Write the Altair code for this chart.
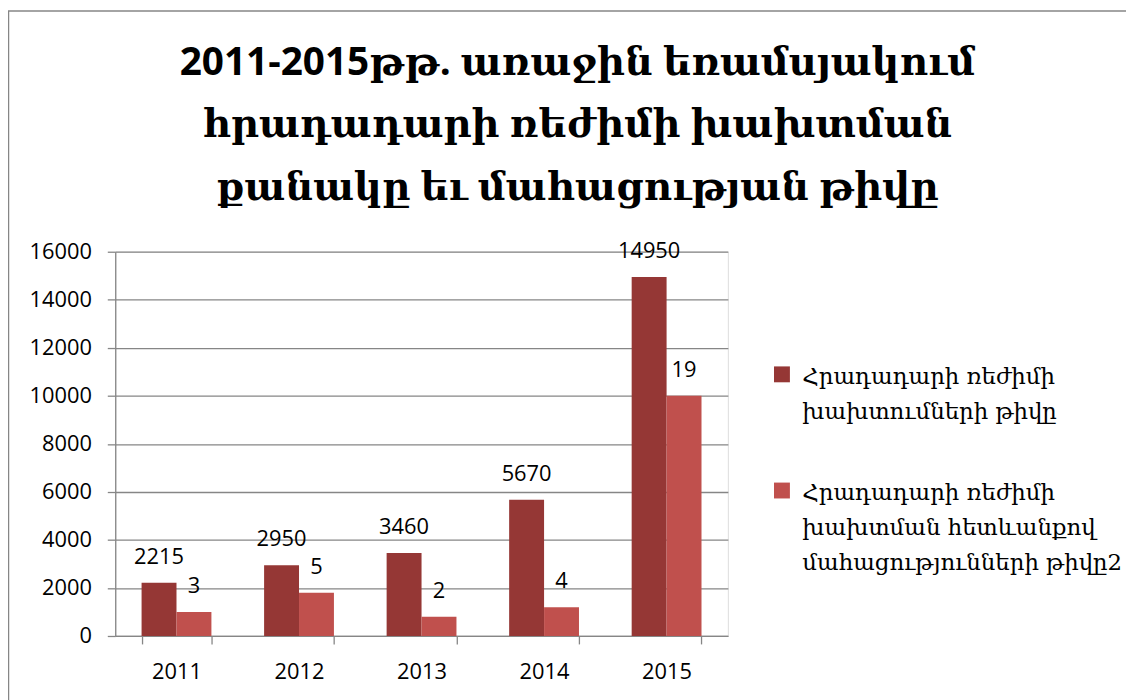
import altair as alt
import pandas as pd

years = ["2011", "2012", "2013", "2014", "2015"]
series_names = [
    "Հրադադարի ռեժիմի\nխախտումների թիվը",
    "Հրադադարի ռեժիմի\nխախտման հետևանքով\nմահացությունների թիվը2",
]
violations = [2215, 2950, 3460, 5670, 14950]
violation_labels = ["2215", "2950", "3460", "5670", "14950"]
death_bar_heights = [1000, 1800, 800, 1200, 10000]
death_labels = ["3", "5", "2", "4", "19"]
colors = ["#953735", "#C0504D"]
title_lines = [
    "2011-2015թթ. առաջին եռամսյակում",
    "հրադադարի ռեժիմի խախտման",
    "քանակը եւ մահացության թիվը",
]

rows = []
for i, y in enumerate(years):
    rows.append({"year": y, "series": series_names[0], "value": violations[i], "label": violation_labels[i]})
    rows.append({"year": y, "series": series_names[1], "value": death_bar_heights[i], "label": death_labels[i]})
df = pd.DataFrame(rows)

NUM_FONT = "Open Sans"
ARM_FONT = "DejaVu Serif"
GUIDE_DY = -8

x_enc = alt.X(
    "year:N",
    title=None,
    scale=alt.Scale(paddingInner=0.43, paddingOuter=0.215),
    axis=alt.Axis(
        tickBand="extent", labelAngle=0, labelFontSize=22, labelFont=NUM_FONT,
        labelColor="#000000", tickSize=8, tickColor="#868686", domainColor="#868686",
        domainWidth=1.3, tickWidth=1.3, labelPadding=18 - GUIDE_DY, grid=False,
    ),
)
xoff = alt.XOffset("series:N", sort=series_names)
y_enc = alt.Y(
    "value:Q",
    title=None,
    scale=alt.Scale(domain=[0, 16000]),
    axis=alt.Axis(
        values=list(range(0, 16001, 2000)), labelFontSize=22, labelFont=NUM_FONT,
        labelColor="#000000", tickSize=8, tickColor="#868686", domainColor="#868686",
        domainWidth=1.3, tickWidth=1.3, gridColor="#868686", gridWidth=1.3,
        labelPadding=16, format="d", labelOffset=-GUIDE_DY,
    ),
)

bars = alt.Chart(df).mark_bar().encode(
    x=x_enc,
    xOffset=xoff,
    y=y_enc,
    color=alt.Color(
        "series:N",
        sort=series_names,
        scale=alt.Scale(domain=series_names, range=colors),
        legend=alt.Legend(
            title=None, orient="none", legendX=660, legendY=112,
            symbolType="square", symbolSize=256, symbolStrokeWidth=0,
            labelFont=ARM_FONT, labelFontSize=23, labelColor="#000000",
            labelLimit=500, rowPadding=55, labelOffset=9,
            labelExpr="split(datum.label, '\\n')",
            labelBaseline="top",
        ),
    ),
)

texts = alt.Chart(df).mark_text(
    baseline="middle", dy=-26, fontSize=22, font=NUM_FONT, color="#000000"
).encode(
    x=alt.X("year:N"),
    xOffset=xoff,
    y=alt.Y("value:Q"),
    text="label:N",
)

frame = alt.Chart(alt.Data(values=[{"a": 1}])).mark_rect(
    fill=None, stroke="#868686", strokeWidth=1.5
).encode(
    x=alt.value(-107.5), x2=alt.value(1300), y=alt.value(-242.5), y2=alt.value(1000)
)

chart = alt.layer(frame, bars, texts).properties(
    width=617,
    height=387,
    autosize=alt.AutoSizeParams(type="none"),
    padding={"left": 108, "top": 243, "right": 401, "bottom": 62},
    title=alt.Title(
        title_lines, anchor="middle", fontSize=39, font=f"{NUM_FONT}, {ARM_FONT}",
        fontWeight="bold", lineHeight=63, dx=157, offset=0, dy=199, color="#000000",
    ),
).configure_view(stroke=None).configure(
    background="#ffffff",
    style={"guide-label": {"lineHeight": 35, "dy": GUIDE_DY}},
)

chart.save("out.html", embed_options={"renderer": "svg", "actions": False})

# # # #

Without including any pictures, reproduce the listing exactly.

Write the Altair code for this chart.
import altair as alt
import pandas as pd

years = ["2011", "2012", "2013", "2014", "2015"]
series_names = [
    "Հրադադարի ռեժիմի\nխախտումների թիվը",
    "Հրադադարի ռեժիմի\nխախտման հետևանքով\nմահացությունների թիվը2",
]
violations = [2215, 2950, 3460, 5670, 14950]
violation_labels = ["2215", "2950", "3460", "5670", "14950"]
death_bar_heights = [1000, 1800, 800, 1200, 10000]
death_labels = ["3", "5", "2", "4", "19"]
colors = ["#953735", "#C0504D"]
title_lines = [
    "2011-2015թթ. առաջին եռամսյակում",
    "հրադադարի ռեժիմի խախտման",
    "քանակը եւ մահացության թիվը",
]

rows = []
for i, y in enumerate(years):
    rows.append({"year": y, "series": series_names[0], "value": violations[i], "label": violation_labels[i]})
    rows.append({"year": y, "series": series_names[1], "value": death_bar_heights[i], "label": death_labels[i]})
df = pd.DataFrame(rows)

NUM_FONT = "Open Sans"
ARM_FONT = "DejaVu Serif"
GUIDE_DY = -8

x_enc = alt.X(
    "year:N",
    title=None,
    scale=alt.Scale(paddingInner=0.43, paddingOuter=0.215),
    axis=alt.Axis(
        tickBand="extent", labelAngle=0, labelFontSize=22, labelFont=NUM_FONT,
        labelColor="#000000", tickSize=8, tickColor="#868686", domainColor="#868686",
        domainWidth=1.3, tickWidth=1.3, labelPadding=18 - GUIDE_DY, grid=False,
    ),
)
xoff = alt.XOffset("series:N", sort=series_names)
y_enc = alt.Y(
    "value:Q",
    title=None,
    scale=alt.Scale(domain=[0, 16000]),
    axis=alt.Axis(
        values=list(range(0, 16001, 2000)), labelFontSize=22, labelFont=NUM_FONT,
        labelColor="#000000", tickSize=8, tickColor="#868686", domainColor="#868686",
        domainWidth=1.3, tickWidth=1.3, gridColor="#868686", gridWidth=1.3,
        labelPadding=16, format="d", labelOffset=-GUIDE_DY,
    ),
)

bars = alt.Chart(df).mark_bar().encode(
    x=x_enc,
    xOffset=xoff,
    y=y_enc,
    color=alt.Color(
        "series:N",
        sort=series_names,
        scale=alt.Scale(domain=series_names, range=colors),
        legend=alt.Legend(
            title=None, orient="none", legendX=660, legendY=112,
            symbolType="square", symbolSize=256, symbolStrokeWidth=0,
            labelFont=ARM_FONT, labelFontSize=23, labelColor="#000000",
            labelLimit=500, rowPadding=55, labelOffset=9,
            labelExpr="split(datum.label, '\\n')",
            labelBaseline="top",
        ),
    ),
)

texts = alt.Chart(df).mark_text(
    baseline="middle", dy=-26, fontSize=22, font=NUM_FONT, color="#000000"
).encode(
    x=alt.X("year:N"),
    xOffset=xoff,
    y=alt.Y("value:Q"),
    text="label:N",
)

frame = alt.Chart(alt.Data(values=[{"a": 1}])).mark_rect(
    fill=None, stroke="#868686", strokeWidth=1.5
).encode(
    x=alt.value(-107.5), x2=alt.value(1300), y=alt.value(-242.5), y2=alt.value(1000)
)

chart = alt.layer(frame, bars, texts).properties(
    width=617,
    height=387,
    autosize=alt.AutoSizeParams(type="none"),
    padding={"left": 108, "top": 243, "right": 401, "bottom": 62},
    title=alt.Title(
        title_lines, anchor="middle", fontSize=39, font=f"{NUM_FONT}, {ARM_FONT}",
        fontWeight="bold", lineHeight=63, dx=157, offset=0, dy=199, color="#000000",
    ),
).configure_view(stroke=None).configure(
    background="#ffffff",
    style={"guide-label": {"lineHeight": 35, "dy": GUIDE_DY}},
)

chart.save("out.html", embed_options={"renderer": "svg", "actions": False})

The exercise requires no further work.